Add to this the powder keg of sticking families together for prolonged periods and tensions are bound to arise. No wonder marital problems are rife at this time of year.
Mothers harassed, trying to juggle overexcited kids, getting impossible Aunt Flo a present whilst writing Christmas cards, making sure the fridge is full, on top of normal chores, are bound to be tetchy.
Children are excited about the prospect of Christmas gifts, Santa arriving and being off school, but suddenly find themselves aimless and bored with the adults in their lives acting out of character.
Husbands are often oblivious to the extra work demands on their wives and take little part in the Christmas frenzy, apart from a last minute dash to the shops on Christmas Eve to get their wives something which smells awful or doesn’t fit. And woe betide the man who buys his wife something practical like a food processor – I can still remember the frosty Christmas produced when my father did this one.

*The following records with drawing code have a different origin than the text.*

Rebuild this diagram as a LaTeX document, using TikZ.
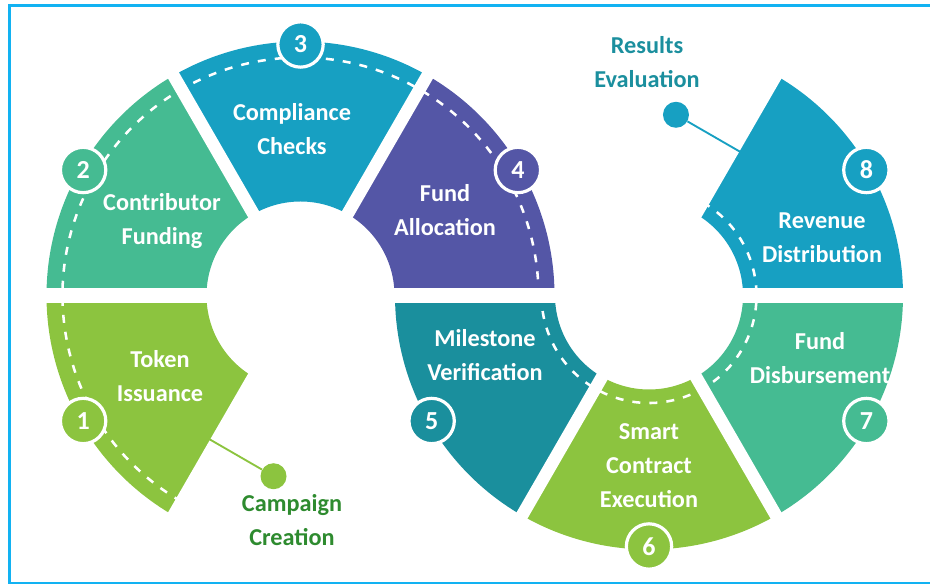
\documentclass[tikz,border=0pt]{standalone}
\usepackage{fontspec}
\setmainfont{Carlito}
\usetikzlibrary{calc}
\definecolor{cLime}{HTML}{8CC43F}
\definecolor{cGreen}{HTML}{45BB92}
\definecolor{cBlue}{HTML}{17A0C2}
\definecolor{cPurple}{HTML}{5456A6}
\definecolor{cTeal}{HTML}{1A8F9D}
\definecolor{cFrame}{HTML}{12B2F2}
\definecolor{cDarkGreen}{HTML}{2E8B2F}
\definecolor{cTealText}{HTML}{1B8F9E}
\newcommand{\ringsector}[4]{%
  \fill[#4] ($(#1)+(#2:254)$) arc[start angle=#2,end angle=#3,radius=254]
    -- ($(#1)+(#3:94)$) arc[start angle=#3,end angle=#2,radius=94] -- cycle;}
\begin{document}
\begin{tikzpicture}[x=0.75pt,y=0.75pt,
  lbl/.style={text=white,font=\bfseries\fontsize{18.2}{25.5}\selectfont,align=center,inner sep=0pt},
  outlbl/.style={font=\bfseries\fontsize{18.2}{25.5}\selectfont,align=center,inner sep=0pt},
  num/.style={circle,fill=#1,draw=white,line width=2.4pt,minimum size=34pt,inner sep=0pt,
    text=white,font=\bfseries\fontsize{19.5}{20}\selectfont},
  roadline/.style={white,line width=1.9pt,dash pattern=on 6pt off 6.8pt},
  gapband/.style={white,line width=9.4pt},
  hgap/.style={white,line width=11.25pt},
  dot/.style={circle,fill=#1,minimum size=19.5pt,inner sep=0pt},
  leader/.style={line width=1.4pt}]
\useasboundingbox (0,0) rectangle (930,584);
\coordinate (Lc) at (300.5,288.5);
\coordinate (Rc) at (649,288.5);
% frame
\draw[cFrame,line width=2.6pt] (8,578.5) -- (930,578.5);
\draw[cFrame,line width=2.6pt] (9.5,579.8) -- (9.5,0);
\draw[cFrame,line width=1.5pt] (8,1.2) -- (930,1.2);
% left ring
\ringsector{Lc}{180}{240}{cLime}
\ringsector{Lc}{120}{180}{cGreen}
\ringsector{Lc}{60}{120}{cBlue}
\ringsector{Lc}{0}{60}{cPurple}
% right ring
\ringsector{Rc}{180}{240}{cTeal}
\ringsector{Rc}{240}{300}{cLime}
\ringsector{Rc}{300}{360}{cGreen}
\ringsector{Rc}{0}{60}{cBlue}
% dashed roads
\draw[roadline] ($(Lc)+(240:238)$) arc[start angle=240,end angle=0,radius=238];
\draw[roadline] ($(Rc)+(60:107.5)$) arc[start angle=60,end angle=-180,radius=107.5];
% gaps
\draw[hgap] (30,288.5) -- (925,288.5);
\foreach \a in {60,120,240} {\draw[gapband] (Lc) -- ++(\a:275);}
\foreach \a in {60,240,300} {\draw[gapband] (Rc) -- ++(\a:275);}
% number circles
\node[num=cLime] (n1) at ($(Lc)+(210:251)$) {1};
\node[num=cGreen] (n2) at ($(Lc)+(150:251)$) {2};
\node[num=cBlue] (n3) at ($(Lc)+(90:251)$) {3};
\node[num=cPurple] (n4) at ($(Lc)+(30:251)$) {4};
\node[num=cTeal] (n5) at ($(Rc)+(210:251)$) {5};
\node[num=cLime] (n6) at ($(Rc)+(270:251)$) {6};
\node[num=cGreen] (n7) at ($(Rc)+(330:251)$) {7};
\node[num=cBlue] (n8) at ($(Rc)+(30:251)$) {8};
% labels
\node[lbl] (t1) at (160,207.5) {Token\\Issuance};
\node[lbl] (t2) at (162,362.5) {Contributor\\Funding};
\node[lbl] (t3) at (292,454.5) {Compliance\\Checks};
\node[lbl] (t4) at (445,374) {Fund\\Allocation};
\node[lbl] (t5) at (485,229) {Milestone\\Verification};
\node[lbl] (t6) at (649,118) {Smart\\Contract\\Execution};
\node[lbl] (t7) at (820,225.5) {Fund\\Disbursement};
\node[lbl] (t8) at (822,346.5) {Revenue\\Distribution};
% leaders
\coordinate (e1) at ($(Lc)+(240:170)+(150:7)$);
\node[dot=cLime] (d1) at ($(e1)+(330:74)$) {};
\draw[leader,cLime] (e1) -- (d1);
\node[outlbl,text=cDarkGreen] (campaign) at (292,64) {Campaign\\Creation};
\coordinate (e8) at ($(Rc)+(60:170)+(330:7)$);
\node[dot=cBlue] (d8) at ($(e8)+(150:74)$) {};
\draw[leader,cBlue] (e8) -- (d8);
\node[outlbl,text=cTealText] (results) at (647,522) {Results\\Evaluation};
\end{tikzpicture}
\end{document}
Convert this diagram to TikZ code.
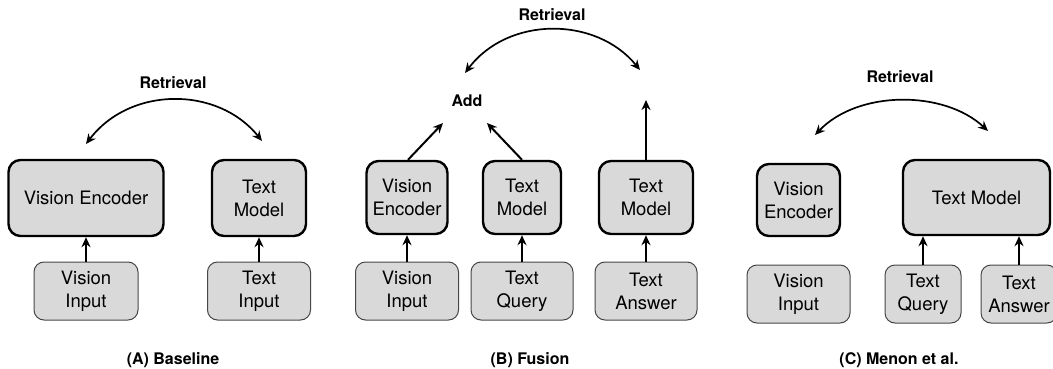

Family parties which throw together relatives who wouldn’t normally dream of spending more than half an hour together. I generalise of course but you get the picture.
I hasten to add that our household was peaceful at Christmas with no arguments. That didn’t stop me getting rather tense, especially when my pastry decided to resemble a brick on Christmas morning.
I awake on Boxing Day with tensions eased, no particular agenda and enjoy looking at my new books in my dressing gown. Blissful peace in the house and the sun shining. So why do we get so caught up in the Christmas machine, when our modern version of it has no link to the real meaning of Christmas? I vow to do it differently next year – but will I?